Give the material once more, word for word, without any images.
....................
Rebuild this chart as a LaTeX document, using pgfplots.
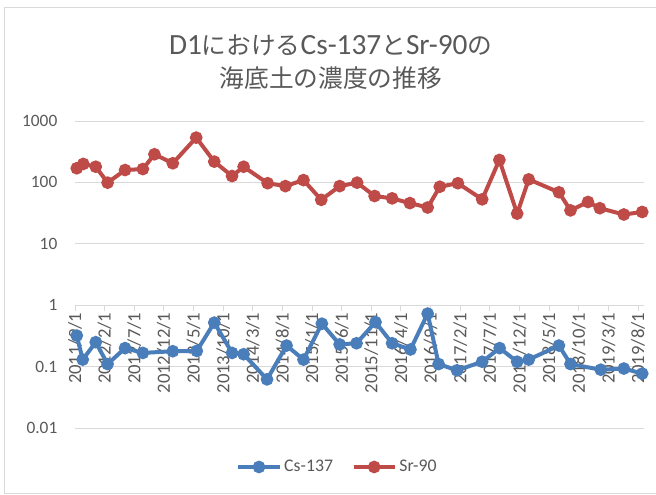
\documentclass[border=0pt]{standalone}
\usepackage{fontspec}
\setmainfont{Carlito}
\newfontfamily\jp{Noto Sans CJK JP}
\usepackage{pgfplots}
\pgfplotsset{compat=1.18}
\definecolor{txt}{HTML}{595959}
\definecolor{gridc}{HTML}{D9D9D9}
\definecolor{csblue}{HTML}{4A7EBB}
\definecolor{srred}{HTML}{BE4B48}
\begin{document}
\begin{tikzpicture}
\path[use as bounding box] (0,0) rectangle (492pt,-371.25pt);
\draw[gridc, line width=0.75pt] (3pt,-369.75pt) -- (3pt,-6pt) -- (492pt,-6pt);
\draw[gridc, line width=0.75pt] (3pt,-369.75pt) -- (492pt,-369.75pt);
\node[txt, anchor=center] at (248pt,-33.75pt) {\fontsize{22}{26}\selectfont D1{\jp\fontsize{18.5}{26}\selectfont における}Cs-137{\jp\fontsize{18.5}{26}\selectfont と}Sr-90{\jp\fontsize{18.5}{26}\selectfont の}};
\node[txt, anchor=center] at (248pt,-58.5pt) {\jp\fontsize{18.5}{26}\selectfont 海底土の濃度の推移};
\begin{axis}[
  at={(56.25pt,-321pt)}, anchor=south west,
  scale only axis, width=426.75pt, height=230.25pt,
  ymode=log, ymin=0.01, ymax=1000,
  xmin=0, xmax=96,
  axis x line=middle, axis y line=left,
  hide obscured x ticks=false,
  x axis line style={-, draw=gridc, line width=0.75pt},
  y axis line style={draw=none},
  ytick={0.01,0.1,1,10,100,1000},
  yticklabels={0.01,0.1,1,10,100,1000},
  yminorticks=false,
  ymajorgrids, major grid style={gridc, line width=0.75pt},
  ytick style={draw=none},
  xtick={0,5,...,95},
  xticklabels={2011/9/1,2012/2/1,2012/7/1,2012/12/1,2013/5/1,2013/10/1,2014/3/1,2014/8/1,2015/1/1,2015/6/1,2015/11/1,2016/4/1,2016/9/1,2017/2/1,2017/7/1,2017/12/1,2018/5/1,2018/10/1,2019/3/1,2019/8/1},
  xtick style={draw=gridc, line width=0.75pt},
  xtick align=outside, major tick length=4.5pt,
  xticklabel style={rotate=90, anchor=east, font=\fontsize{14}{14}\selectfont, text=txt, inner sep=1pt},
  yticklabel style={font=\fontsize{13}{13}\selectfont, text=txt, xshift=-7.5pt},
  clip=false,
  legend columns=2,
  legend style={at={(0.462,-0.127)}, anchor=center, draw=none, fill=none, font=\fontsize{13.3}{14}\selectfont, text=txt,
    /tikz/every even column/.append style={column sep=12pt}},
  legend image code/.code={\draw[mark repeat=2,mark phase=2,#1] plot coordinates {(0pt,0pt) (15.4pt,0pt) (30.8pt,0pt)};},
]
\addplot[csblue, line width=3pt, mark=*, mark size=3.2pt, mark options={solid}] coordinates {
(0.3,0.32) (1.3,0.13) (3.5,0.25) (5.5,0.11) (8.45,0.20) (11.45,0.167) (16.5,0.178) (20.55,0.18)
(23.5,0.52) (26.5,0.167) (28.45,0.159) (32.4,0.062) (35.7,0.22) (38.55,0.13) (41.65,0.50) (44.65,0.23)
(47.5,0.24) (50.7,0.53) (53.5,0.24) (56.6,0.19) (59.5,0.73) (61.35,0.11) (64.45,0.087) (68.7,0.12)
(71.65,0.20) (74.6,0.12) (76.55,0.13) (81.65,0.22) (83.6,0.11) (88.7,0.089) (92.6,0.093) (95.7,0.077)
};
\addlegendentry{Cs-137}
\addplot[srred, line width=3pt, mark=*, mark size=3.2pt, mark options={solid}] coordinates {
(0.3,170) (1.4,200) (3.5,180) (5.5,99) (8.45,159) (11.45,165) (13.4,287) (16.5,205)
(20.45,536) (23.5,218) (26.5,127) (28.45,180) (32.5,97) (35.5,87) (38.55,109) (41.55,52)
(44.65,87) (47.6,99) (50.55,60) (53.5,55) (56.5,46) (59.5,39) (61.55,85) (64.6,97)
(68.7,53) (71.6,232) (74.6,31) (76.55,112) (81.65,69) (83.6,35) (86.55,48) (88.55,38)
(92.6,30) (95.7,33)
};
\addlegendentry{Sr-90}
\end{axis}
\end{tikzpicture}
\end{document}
....................
### Final result
Rebuild this chart as a LaTeX document, using pgfplots.
\documentclass[border=0pt]{standalone}
\usepackage{fontspec}
\setmainfont{Carlito}
\newfontfamily\jp{Noto Sans CJK JP}
\usepackage{pgfplots}
\pgfplotsset{compat=1.18}
\definecolor{txt}{HTML}{595959}
\definecolor{gridc}{HTML}{D9D9D9}
\definecolor{csblue}{HTML}{4A7EBB}
\definecolor{srred}{HTML}{BE4B48}
\begin{document}
\begin{tikzpicture}
\path[use as bounding box] (0,0) rectangle (492pt,-371.25pt);
\draw[gridc, line width=0.75pt] (3pt,-369.75pt) -- (3pt,-6pt) -- (492pt,-6pt);
\draw[gridc, line width=0.75pt] (3pt,-369.75pt) -- (492pt,-369.75pt);
\node[txt, anchor=center] at (248pt,-33.75pt) {\fontsize{22}{26}\selectfont D1{\jp\fontsize{18.5}{26}\selectfont における}Cs-137{\jp\fontsize{18.5}{26}\selectfont と}Sr-90{\jp\fontsize{18.5}{26}\selectfont の}};
\node[txt, anchor=center] at (248pt,-58.5pt) {\jp\fontsize{18.5}{26}\selectfont 海底土の濃度の推移};
\begin{axis}[
  at={(56.25pt,-321pt)}, anchor=south west,
  scale only axis, width=426.75pt, height=230.25pt,
  ymode=log, ymin=0.01, ymax=1000,
  xmin=0, xmax=96,
  axis x line=middle, axis y line=left,
  hide obscured x ticks=false,
  x axis line style={-, draw=gridc, line width=0.75pt},
  y axis line style={draw=none},
  ytick={0.01,0.1,1,10,100,1000},
  yticklabels={0.01,0.1,1,10,100,1000},
  yminorticks=false,
  ymajorgrids, major grid style={gridc, line width=0.75pt},
  ytick style={draw=none},
  xtick={0,5,...,95},
  xticklabels={2011/9/1,2012/2/1,2012/7/1,2012/12/1,2013/5/1,2013/10/1,2014/3/1,2014/8/1,2015/1/1,2015/6/1,2015/11/1,2016/4/1,2016/9/1,2017/2/1,2017/7/1,2017/12/1,2018/5/1,2018/10/1,2019/3/1,2019/8/1},
  xtick style={draw=gridc, line width=0.75pt},
  xtick align=outside, major tick length=4.5pt,
  xticklabel style={rotate=90, anchor=east, font=\fontsize{14}{14}\selectfont, text=txt, inner sep=1pt},
  yticklabel style={font=\fontsize{13}{13}\selectfont, text=txt, xshift=-7.5pt},
  clip=false,
  legend columns=2,
  legend style={at={(0.462,-0.127)}, anchor=center, draw=none, fill=none, font=\fontsize{13.3}{14}\selectfont, text=txt,
    /tikz/every even column/.append style={column sep=12pt}},
  legend image code/.code={\draw[mark repeat=2,mark phase=2,#1] plot coordinates {(0pt,0pt) (15.4pt,0pt) (30.8pt,0pt)};},
]
\addplot[csblue, line width=3pt, mark=*, mark size=3.2pt, mark options={solid}] coordinates {
(0.3,0.32) (1.3,0.13) (3.5,0.25) (5.5,0.11) (8.45,0.20) (11.45,0.167) (16.5,0.178) (20.55,0.18)
(23.5,0.52) (26.5,0.167) (28.45,0.159) (32.4,0.062) (35.7,0.22) (38.55,0.13) (41.65,0.50) (44.65,0.23)
(47.5,0.24) (50.7,0.53) (53.5,0.24) (56.6,0.19) (59.5,0.73) (61.35,0.11) (64.45,0.087) (68.7,0.12)
(71.65,0.20) (74.6,0.12) (76.55,0.13) (81.65,0.22) (83.6,0.11) (88.7,0.089) (92.6,0.093) (95.7,0.077)
};
\addlegendentry{Cs-137}
\addplot[srred, line width=3pt, mark=*, mark size=3.2pt, mark options={solid}] coordinates {
(0.3,170) (1.4,200) (3.5,180) (5.5,99) (8.45,159) (11.45,165) (13.4,287) (16.5,205)
(20.45,536) (23.5,218) (26.5,127) (28.45,180) (32.5,97) (35.5,87) (38.55,109) (41.55,52)
(44.65,87) (47.6,99) (50.55,60) (53.5,55) (56.5,46) (59.5,39) (61.55,85) (64.6,97)
(68.7,53) (71.6,232) (74.6,31) (76.55,112) (81.65,69) (83.6,35) (86.55,48) (88.55,38)
(92.6,30) (95.7,33)
};
\addlegendentry{Sr-90}
\end{axis}
\end{tikzpicture}
\end{document}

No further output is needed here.